• _Source excerpt_:
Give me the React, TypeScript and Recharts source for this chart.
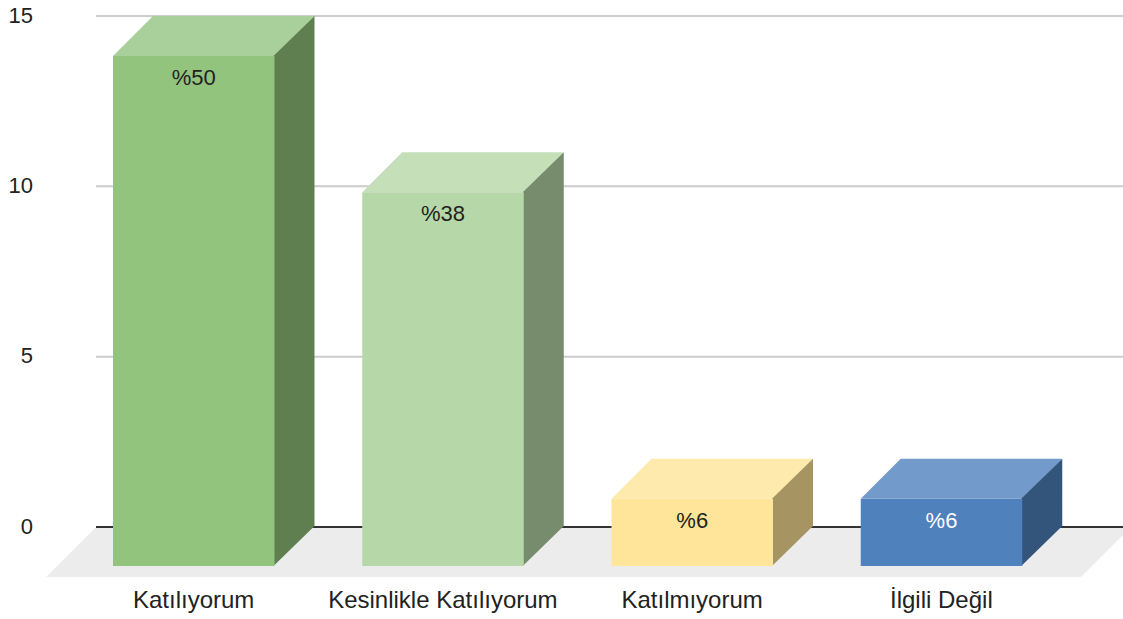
import { Bar, BarChart, CartesianGrid, Cell, LabelList, ReferenceArea, XAxis, YAxis } from "recharts";

const categories = ["Katılıyorum", "Kesinlikle Katılıyorum", "Katılmıyorum", "İlgili Değil"];
const counts = [15, 11, 2, 2];
const percentLabels = ["%50", "%38", "%6", "%6"];
const yTicks = [0, 5, 10, 15];

const frontColors = ["#93c47d", "#b6d7a8", "#ffe599", "#4f81bd"];
const topColors = ["#a9d09a", "#c5dfb9", "#ffeaad", "#729aca"];
const sideColors = ["#5f7f51", "#768c6d", "#a69563", "#33547b"];
const labelColors = ["#222222", "#222222", "#222222", "#ffffff"];

const data = categories.map((name, i) => ({ name, count: counts[i], percent: percentLabels[i] }));

// the library scales give the back face, the front face is pushed down-left
const DEPTH = 40;
const PAD_LEFT = 13;
const PAD_RIGHT = 17;
const FONT = "'Liberation Sans', Arial, sans-serif";

function Box(props: any) {
  const { x, y, width, index } = props;
  const height = props.height - 1;
  const fx = x - DEPTH;
  const fy = y + DEPTH;
  // side starts 1px under the front rect so the zero line can't show in the seam
  return (
    <g>
      <polygon
        points={`${fx},${fy} ${x},${y} ${x + width},${y} ${fx + width},${fy}`}
        fill={topColors[index]}
      />
      <polygon
        points={`${fx + width - 1},${fy} ${x + width},${y} ${x + width},${y + height} ${fx + width - 1},${y + height + DEPTH}`}
        fill={sideColors[index]}
      />
      <rect x={fx} y={fy} width={width} height={height} fill={frontColors[index]} />
    </g>
  );
}

// floor and zero line have to sit behind the bars, the axis line would be on top
function Floor(props: any) {
  const { x, y, width, height } = props;
  const left = x - PAD_LEFT;
  const right = x + width + PAD_RIGHT;
  const back = y + height;
  const front = back + 50;
  return (
    <g>
      <polygon
        points={`${left},${back} ${right + 8},${back} ${right + 8 - 50},${front} ${left - 50},${front}`}
        fill="#ececec"
      />
      <line x1={left} x2={right} y1={back} y2={back} stroke="#333333" strokeWidth={2} />
    </g>
  );
}

function CategoryTick(props: any) {
  const { x, y, payload } = props;
  return (
    <text x={x - DEPTH} y={y + 73} textAnchor="middle" fontFamily={FONT} fontSize={24} fill="#222222">
      {payload.value}
    </text>
  );
}

function PercentLabel(props: any) {
  const { x, y, width, index, value } = props;
  return (
    <text
      x={x - DEPTH + width / 2}
      y={y + DEPTH + 29}
      textAnchor="middle"
      fontFamily={FONT}
      fontSize={22}
      fill={labelColors[index]}
    >
      {value}
    </text>
  );
}

export default function App() {
  return (
    <div style={{ position: "absolute", left: 0, top: 0, width: 1123, height: 619 }}>
      <BarChart
        width={1123}
        height={619}
        data={data}
        margin={{ top: 16, right: 0, bottom: 62, left: 0 }}
        barSize={161.5}
      >
        <CartesianGrid vertical={false} stroke="#cccccc" strokeWidth={2} />
        <ReferenceArea y1={0} y2={15} shape={Floor} ifOverflow="visible" />
        <XAxis
          dataKey="name"
          interval={0}
          padding={{ left: PAD_LEFT, right: PAD_RIGHT }}
          axisLine={false}
          tickLine={false}
          tick={CategoryTick}
        />
        <YAxis
          width={96}
          domain={[0, 15]}
          ticks={yTicks}
          axisLine={false}
          tickLine={false}
          tickMargin={57}
          tick={{ fontFamily: FONT, fontSize: 22, fill: "#222222", dy: -1 }}
        />
        <Bar dataKey="count" shape={Box} isAnimationActive={false}>
          {data.map((d, i) => (
            <Cell key={d.name} fill={frontColors[i]} />
          ))}
          <LabelList dataKey="percent" content={PercentLabel} />
        </Bar>
      </BarChart>
    </div>
  );
}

• _Task directions_:
Pictures are to be left out; repeat all the remaining data exactly.

• _The response_:
Give me the React, TypeScript and Recharts source for this chart.
import { Bar, BarChart, CartesianGrid, Cell, LabelList, ReferenceArea, XAxis, YAxis } from "recharts";

const categories = ["Katılıyorum", "Kesinlikle Katılıyorum", "Katılmıyorum", "İlgili Değil"];
const counts = [15, 11, 2, 2];
const percentLabels = ["%50", "%38", "%6", "%6"];
const yTicks = [0, 5, 10, 15];

const frontColors = ["#93c47d", "#b6d7a8", "#ffe599", "#4f81bd"];
const topColors = ["#a9d09a", "#c5dfb9", "#ffeaad", "#729aca"];
const sideColors = ["#5f7f51", "#768c6d", "#a69563", "#33547b"];
const labelColors = ["#222222", "#222222", "#222222", "#ffffff"];

const data = categories.map((name, i) => ({ name, count: counts[i], percent: percentLabels[i] }));

// the library scales give the back face, the front face is pushed down-left
const DEPTH = 40;
const PAD_LEFT = 13;
const PAD_RIGHT = 17;
const FONT = "'Liberation Sans', Arial, sans-serif";

function Box(props: any) {
  const { x, y, width, index } = props;
  const height = props.height - 1;
  const fx = x - DEPTH;
  const fy = y + DEPTH;
  // side starts 1px under the front rect so the zero line can't show in the seam
  return (
    <g>
      <polygon
        points={`${fx},${fy} ${x},${y} ${x + width},${y} ${fx + width},${fy}`}
        fill={topColors[index]}
      />
      <polygon
        points={`${fx + width - 1},${fy} ${x + width},${y} ${x + width},${y + height} ${fx + width - 1},${y + height + DEPTH}`}
        fill={sideColors[index]}
      />
      <rect x={fx} y={fy} width={width} height={height} fill={frontColors[index]} />
    </g>
  );
}

// floor and zero line have to sit behind the bars, the axis line would be on top
function Floor(props: any) {
  const { x, y, width, height } = props;
  const left = x - PAD_LEFT;
  const right = x + width + PAD_RIGHT;
  const back = y + height;
  const front = back + 50;
  return (
    <g>
      <polygon
        points={`${left},${back} ${right + 8},${back} ${right + 8 - 50},${front} ${left - 50},${front}`}
        fill="#ececec"
      />
      <line x1={left} x2={right} y1={back} y2={back} stroke="#333333" strokeWidth={2} />
    </g>
  );
}

function CategoryTick(props: any) {
  const { x, y, payload } = props;
  return (
    <text x={x - DEPTH} y={y + 73} textAnchor="middle" fontFamily={FONT} fontSize={24} fill="#222222">
      {payload.value}
    </text>
  );
}

function PercentLabel(props: any) {
  const { x, y, width, index, value } = props;
  return (
    <text
      x={x - DEPTH + width / 2}
      y={y + DEPTH + 29}
      textAnchor="middle"
      fontFamily={FONT}
      fontSize={22}
      fill={labelColors[index]}
    >
      {value}
    </text>
  );
}

export default function App() {
  return (
    <div style={{ position: "absolute", left: 0, top: 0, width: 1123, height: 619 }}>
      <BarChart
        width={1123}
        height={619}
        data={data}
        margin={{ top: 16, right: 0, bottom: 62, left: 0 }}
        barSize={161.5}
      >
        <CartesianGrid vertical={false} stroke="#cccccc" strokeWidth={2} />
        <ReferenceArea y1={0} y2={15} shape={Floor} ifOverflow="visible" />
        <XAxis
          dataKey="name"
          interval={0}
          padding={{ left: PAD_LEFT, right: PAD_RIGHT }}
          axisLine={false}
          tickLine={false}
          tick={CategoryTick}
        />
        <YAxis
          width={96}
          domain={[0, 15]}
          ticks={yTicks}
          axisLine={false}
          tickLine={false}
          tickMargin={57}
          tick={{ fontFamily: FONT, fontSize: 22, fill: "#222222", dy: -1 }}
        />
        <Bar dataKey="count" shape={Box} isAnimationActive={false}>
          {data.map((d, i) => (
            <Cell key={d.name} fill={frontColors[i]} />
          ))}
          <LabelList dataKey="percent" content={PercentLabel} />
        </Bar>
      </BarChart>
    </div>
  );
}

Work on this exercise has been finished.